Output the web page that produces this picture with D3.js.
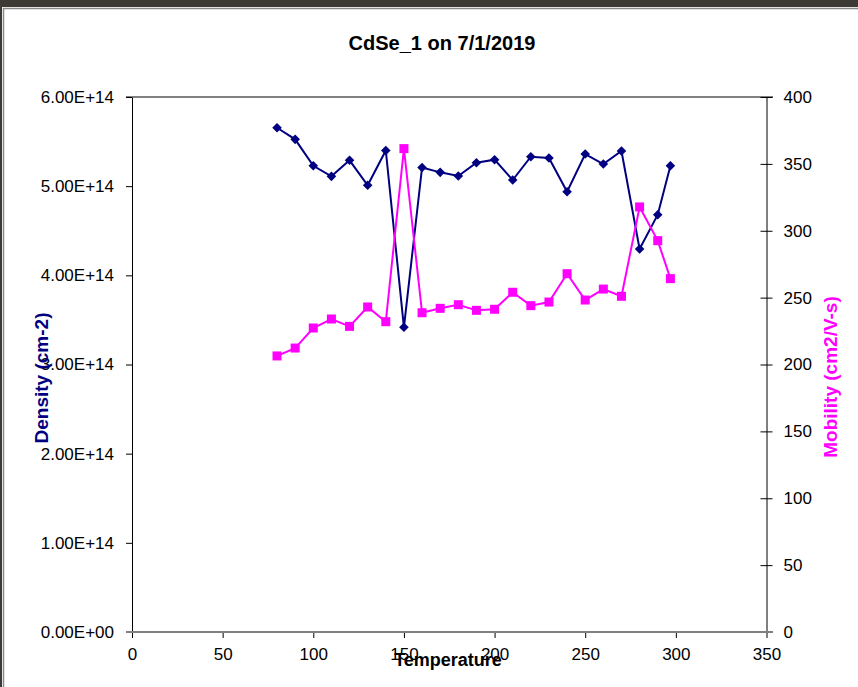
<!DOCTYPE html>
<html>
<head>
<meta charset="utf-8">
<script src="https://cdn.jsdelivr.net/npm/d3@7"></script>
<style>
  html, body { margin: 0; padding: 0; background: #ffffff; }
  svg { display: block; font-family: "Liberation Sans", Arial, sans-serif; }
</style>
</head>
<body>
<svg id="chart" width="858" height="687"></svg>
<script>
// Hall measurement run: sheet density and mobility against temperature
const temperature = [80, 90, 100, 110, 120, 130, 140, 150, 160, 170, 180, 190, 200, 210, 220, 230, 240, 250, 260, 270, 280, 290, 297];
const density = [5.655e14, 5.525e14, 5.229e14, 5.110e14, 5.290e14, 5.010e14, 5.400e14, 3.417e14, 5.210e14, 5.155e14,
                 5.114e14, 5.263e14, 5.297e14, 5.069e14, 5.330e14, 5.316e14, 4.938e14, 5.360e14, 5.248e14, 5.394e14,
                 4.295e14, 4.680e14, 5.229e14];
const mobility = [206.4, 212.3, 227.3, 234.0, 228.5, 243.0, 232.0, 361.4, 238.7, 242.0,
                  244.7, 240.5, 241.3, 254.0, 244.0, 246.7, 267.9, 248.2, 256.4, 251.0,
                  317.8, 292.6, 264.2];
const xTicks = [0, 50, 100, 150, 200, 250, 300, 350];
const densityTicks = [0, 1e14, 2e14, 3e14, 4e14, 5e14, 6e14];
const mobilityTicks = [0, 50, 100, 150, 200, 250, 300, 350, 400];

const titleText = "CdSe_1 on 7/1/2019";
const xTitle = "Temperature";
const yLeftTitle = "Density (cm-2)";
const yRightTitle = "Mobility (cm2/V-s)";

const svg = d3.select("#chart");
const W = 858, H = 687;
const plot = { left: 132, right: 766.5, top: 97, bottom: 632 };

const x = d3.scaleLinear().domain([0, 350]).range([plot.left, plot.right]);
const yL = d3.scaleLinear().domain([0, 6e14]).range([plot.bottom, plot.top]);
const yR = d3.scaleLinear().domain([0, 400]).range([plot.bottom, plot.top]);

// window frame
svg.append("rect").attr("x", 0).attr("y", 0).attr("width", W).attr("height", H).attr("fill", "#ffffff");
svg.append("rect").attr("x", 0).attr("y", 0).attr("width", W).attr("height", 7).attr("fill", "#3d3935");
svg.append("rect").attr("x", 0).attr("y", 0).attr("width", 2).attr("height", H).attr("fill", "#3d3935");
svg.append("line").attr("x1", 3.5).attr("x2", 3.5).attr("y1", 8).attr("y2", H).attr("stroke", "#8a8a8a").attr("stroke-width", 1.5);
svg.append("line").attr("x1", 3).attr("x2", W).attr("y1", 8.5).attr("y2", 8.5).attr("stroke", "#8a8a8a").attr("stroke-width", 1.5);

// scientific tick format like 6.00E+14
function sci(d) {
  if (d === 0) return "0.00E+00";
  const [m, e] = d.toExponential(2).split("e");
  const n = Math.abs(+e);
  return m + "E" + (+e < 0 ? "-" : "+") + (n < 10 ? "0" + n : n);
}

// plot frame: grey top rule
svg.append("line").attr("x1", 126).attr("x2", 773).attr("y1", plot.top).attr("y2", plot.top)
  .attr("stroke", "#808080").attr("stroke-width", 2);

// left axis
const gL = svg.append("g").attr("transform", `translate(${plot.left},0)`)
  .call(d3.axisLeft(yL).tickValues(densityTicks).tickFormat(sci).tickSize(6).tickSizeOuter(0).tickPadding(12));
// right axis, ticks crossing the axis line
const gR = svg.append("g").attr("transform", `translate(${plot.right},0)`)
  .call(d3.axisRight(yR).tickValues(mobilityTicks).tickSize(6).tickSizeOuter(0).tickPadding(11));
gR.selectAll(".tick line").attr("x1", -6).attr("x2", 6);
// bottom axis
const gB = svg.append("g").attr("transform", `translate(0,${plot.bottom})`)
  .call(d3.axisBottom(x).tickValues(xTicks).tickSize(6).tickSizeOuter(0).tickPadding(10));
gB.select(".domain").remove();

[gL, gR, gB].forEach(g => {
  g.selectAll(".domain").attr("stroke", "#000").attr("stroke-width", 1);
  g.selectAll(".tick line").attr("stroke", "#000").attr("stroke-width", 1);
  g.selectAll(".tick text").attr("fill", "#000").style("font-size", "17px")
    .style("font-family", "'Liberation Sans', Arial, sans-serif");
});

// grey bottom rule
svg.append("line").attr("x1", 126).attr("x2", 773).attr("y1", plot.bottom).attr("y2", plot.bottom)
  .attr("stroke", "#808080").attr("stroke-width", 2);

// titles
svg.append("text").attr("x", 442).attr("y", 50).attr("text-anchor", "middle")
  .style("font-size", "20px").style("font-weight", "bold").attr("fill", "#000").text(titleText);
svg.append("text").attr("x", 448).attr("y", 666).attr("text-anchor", "middle")
  .style("font-size", "18px").style("font-weight", "bold").attr("fill", "#000").text(xTitle);
svg.append("text").attr("transform", "translate(47.5,378) rotate(-90)").attr("text-anchor", "middle")
  .style("font-size", "19px").style("font-weight", "bold").attr("fill", "#000080").text(yLeftTitle);
svg.append("text").attr("transform", "translate(837,377) rotate(-90)").attr("text-anchor", "middle")
  .style("font-size", "19px").style("font-weight", "bold").attr("fill", "#ff00ff").text(yRightTitle);

const dens = temperature.map((t, i) => ({ t, v: density[i] }));
const mob = temperature.map((t, i) => ({ t, v: mobility[i] }));

// density series (navy diamonds)
svg.append("path").datum(dens)
  .attr("d", d3.line().x(d => x(d.t)).y(d => yL(d.v)))
  .attr("fill", "none").attr("stroke", "#000080").attr("stroke-width", 2);
svg.append("g").selectAll("path").data(dens).join("path")
  .attr("transform", d => `translate(${x(d.t)},${yL(d.v)})`)
  .attr("d", "M0,-4.8L4.8,0L0,4.8L-4.8,0Z")
  .attr("fill", "#000080");

// mobility series (magenta squares)
svg.append("path").datum(mob)
  .attr("d", d3.line().x(d => x(d.t)).y(d => yR(d.v)))
  .attr("fill", "none").attr("stroke", "#ff00ff").attr("stroke-width", 2);
svg.append("g").selectAll("rect").data(mob).join("rect")
  .attr("x", d => x(d.t) - 4.5).attr("y", d => yR(d.v) - 4.5)
  .attr("width", 9).attr("height", 9)
  .attr("fill", "#ff00ff");
</script>
</body>
</html>
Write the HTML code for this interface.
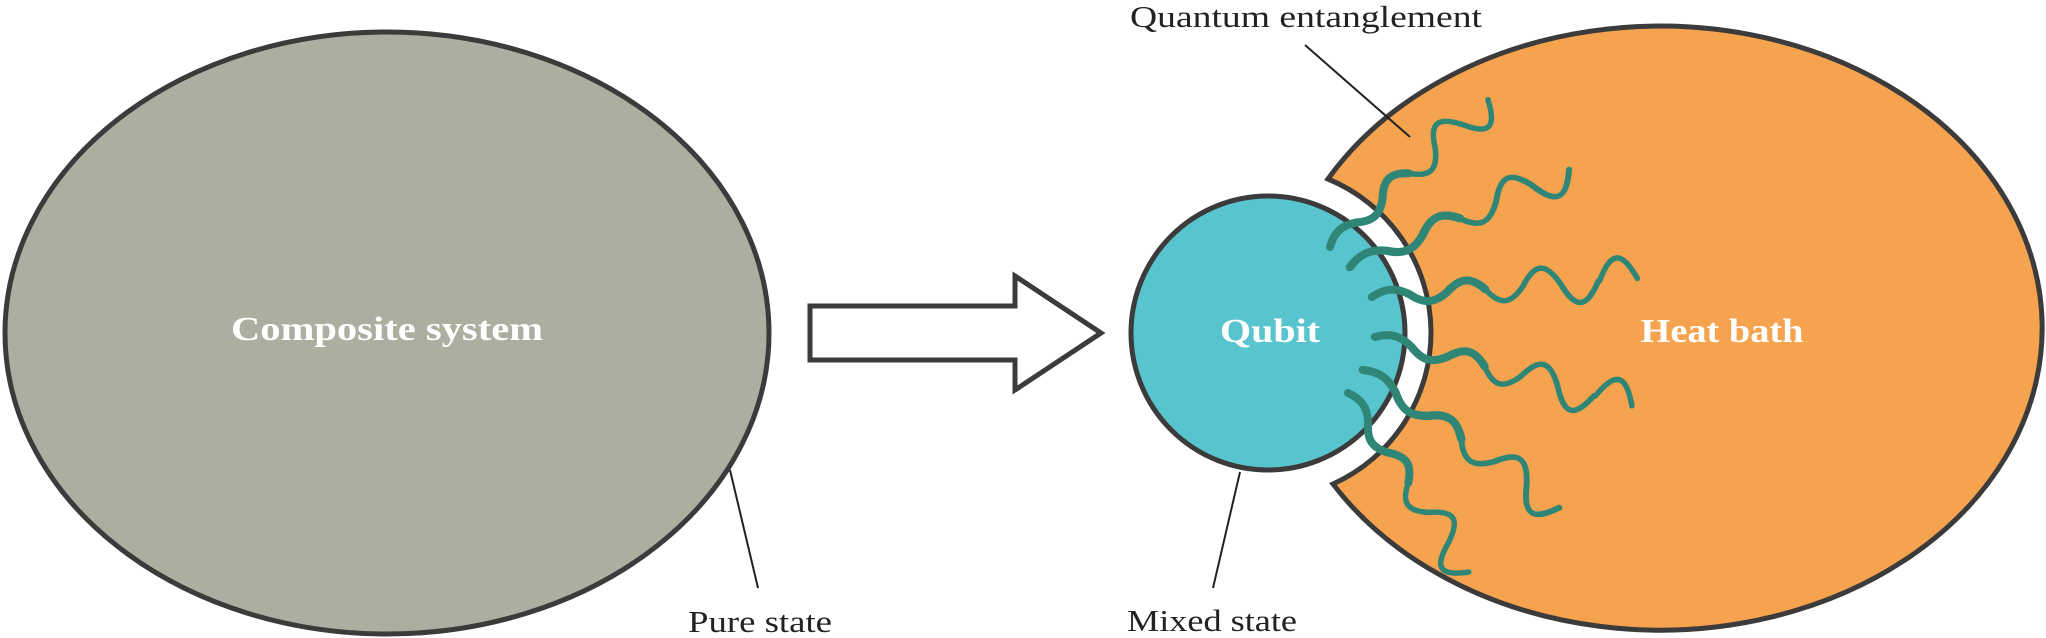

INSTRUCTIONS TO FOLLOW: Identify each line containing the string "this" and copy it out.

WRITTEN ANSWER:
Output the web page that produces this picture with D3.js.
Write the HTML code for this interface.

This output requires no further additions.